PROBLEM: Repeat exactly, please, the lines that begin at the start of the listing and end at the line holding "from matplotlib.transforms import".
** start **
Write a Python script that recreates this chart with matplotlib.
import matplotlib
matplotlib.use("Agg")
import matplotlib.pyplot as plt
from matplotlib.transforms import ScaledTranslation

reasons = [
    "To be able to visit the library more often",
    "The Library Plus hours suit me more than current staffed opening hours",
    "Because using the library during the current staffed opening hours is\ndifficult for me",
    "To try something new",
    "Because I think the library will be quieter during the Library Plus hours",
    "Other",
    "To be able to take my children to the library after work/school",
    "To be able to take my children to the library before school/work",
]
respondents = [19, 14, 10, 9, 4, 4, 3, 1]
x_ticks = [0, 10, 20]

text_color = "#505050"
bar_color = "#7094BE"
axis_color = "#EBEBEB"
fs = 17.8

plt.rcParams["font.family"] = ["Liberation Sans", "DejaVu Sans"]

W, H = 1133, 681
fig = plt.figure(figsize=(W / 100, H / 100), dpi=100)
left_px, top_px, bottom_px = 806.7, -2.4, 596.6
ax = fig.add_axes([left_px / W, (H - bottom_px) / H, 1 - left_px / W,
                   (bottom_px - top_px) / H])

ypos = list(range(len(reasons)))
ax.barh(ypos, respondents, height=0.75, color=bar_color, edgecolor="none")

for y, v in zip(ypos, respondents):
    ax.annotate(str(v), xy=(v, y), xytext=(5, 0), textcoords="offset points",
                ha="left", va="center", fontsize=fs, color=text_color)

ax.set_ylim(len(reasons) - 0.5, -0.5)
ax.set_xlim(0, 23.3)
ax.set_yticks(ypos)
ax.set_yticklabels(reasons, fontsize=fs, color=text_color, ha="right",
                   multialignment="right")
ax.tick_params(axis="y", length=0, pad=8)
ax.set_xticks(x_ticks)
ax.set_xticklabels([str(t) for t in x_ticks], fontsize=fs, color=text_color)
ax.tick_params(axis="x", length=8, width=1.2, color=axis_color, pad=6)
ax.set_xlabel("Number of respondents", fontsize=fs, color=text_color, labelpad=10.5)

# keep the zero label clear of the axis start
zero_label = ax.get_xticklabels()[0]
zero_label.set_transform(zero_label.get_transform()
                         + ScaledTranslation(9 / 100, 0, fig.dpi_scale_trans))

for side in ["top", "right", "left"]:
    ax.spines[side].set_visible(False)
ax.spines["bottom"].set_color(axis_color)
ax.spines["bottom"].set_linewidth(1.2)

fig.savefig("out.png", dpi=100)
** end **
THE COMPLETED TASK:
Write a Python script that recreates this chart with matplotlib.
import matplotlib
matplotlib.use("Agg")
import matplotlib.pyplot as plt
from matplotlib.transforms import ScaledTranslation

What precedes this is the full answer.